- Owner: Wellington Mara
- Head coach: John McVay
- Home stadium: Giants Stadium

Results
- Record: 6–10
- Division place: 5th NFC East
- Playoffs: Did not qualify
- Pro Bowlers: LB Brad van Pelt LB Harry Carson P Dave Jennings

= 1978 New York Giants season =

NFL team season

The New York Giants season was the franchise's 54th season in the National Football League. In their first ever season that had a sixteen-game schedule, the Giants looked to improve on their 5–9 record from 1977. The season saw the Giants get off to a hot start. They beat newcomer Tampa Bay in Tampa 19–13, despite being a 1 point underdog.
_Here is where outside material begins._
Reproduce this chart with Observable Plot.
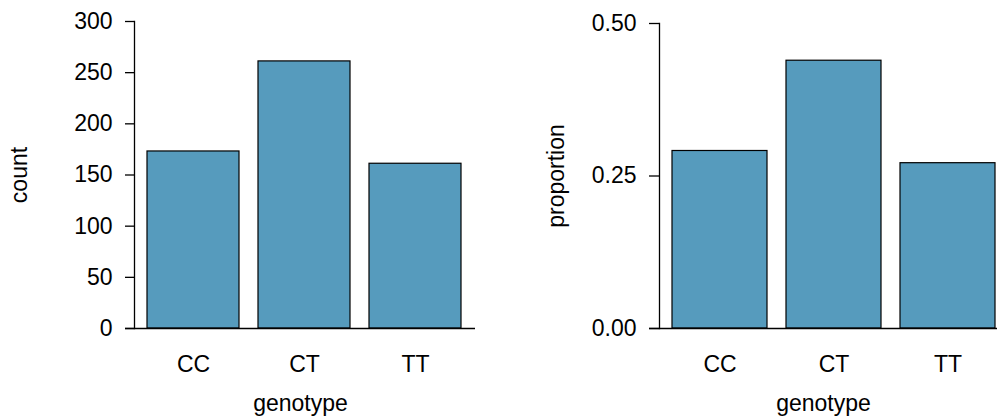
<!DOCTYPE html>
<html><head><meta charset="utf-8">
<script src="https://cdn.jsdelivr.net/npm/d3@7"></script>
<script src="https://cdn.jsdelivr.net/npm/@observablehq/plot@0.6"></script>
<style>
body{margin:0;background:#fff;}
#wrap{position:relative;width:997px;height:417px;overflow:hidden;}
#left,#right{position:absolute;top:0;}
#left{left:0}
#right{left:499px}
</style></head><body><div id="wrap"><div id="left"></div><div id="right"></div></div>
<script>
const genotypes = ["CC", "CT", "TT"];
const counts = [173, 261, 161];
const proportions = [0.291, 0.439, 0.271];
const countTicks = [0, 50, 100, 150, 200, 250, 300];
const propTicks = [0, 0.25, 0.5];

const font = "'Liberation Sans', Arial, Helvetica, sans-serif";

function panel(o) {
  const data = genotypes.map((g, i) => ({g, v: o.values[i]}));
  return Plot.plot({
    width: o.width, height: 417,
    marginTop: o.marginTop, marginBottom: 89, marginLeft: o.marginLeft, marginRight: o.marginRight,
    style: {fontFamily: font, fontSize: "23px", color: "#000", background: "#fff", overflow: "visible"},
    x: {domain: genotypes, range: o.xRange, paddingInner: 0.1667, paddingOuter: 0, label: null},
    y: {domain: [0, o.ymax], label: null},
    marks: [
      Plot.barY(data, {x: "g", y: "v", fill: "#569bbd", stroke: "#000", strokeWidth: 1.2}),
      Plot.ruleY([0], {stroke: "#000", strokeWidth: 1.3}),
      Plot.frame({anchor: "left", dx: o.yDx, stroke: "#000", strokeWidth: 1.3}),
      Plot.axisY({ticks: o.ticks, tickFormat: o.tickFormat, tickSize: o.tickSize, dx: o.yDx, tickPadding: 13,
        label: o.label, labelArrow: "none", labelAnchor: "center", labelOffset: o.labelOffset, fontSize: 23, strokeWidth: 1.3}),
      Plot.axisX({tickSize: 0, tickPadding: 27, label: "genotype", labelArrow: "none", labelAnchor: "center", labelOffset: 82, fontSize: 23})
    ]
  });
}

document.getElementById("left").append(panel({
  values: counts, ticks: countTicks, tickFormat: d => String(d), label: "count", ymax: 300,
  width: 498, marginTop: 21, marginLeft: 125, marginRight: 23, xRange: [146.7, 462.3],
  yDx: 9, tickSize: 9, labelOffset: 115
}));
document.getElementById("right").append(panel({
  values: proportions, ticks: propTicks, tickFormat: d3.format(".2f"), label: "proportion", ymax: 0.5,
  width: 498, marginTop: 23, marginLeft: 150, marginRight: 0, xRange: [172.7, 496.3],
  yDx: 10, tickSize: 10, labelOffset: 102
}));
</script></body></html>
After a close loss to the rival Cowboys 34–24 the next week, the Giants beat the Kansas City Chiefs 26–10 and the San Francisco 49ers 27–10 to start the season 3–1, their first 3–1 start since 1969. However, the Giants then started to struggle, losing to the Atlanta Falcons 23–20 and the Cowboys again 24–3.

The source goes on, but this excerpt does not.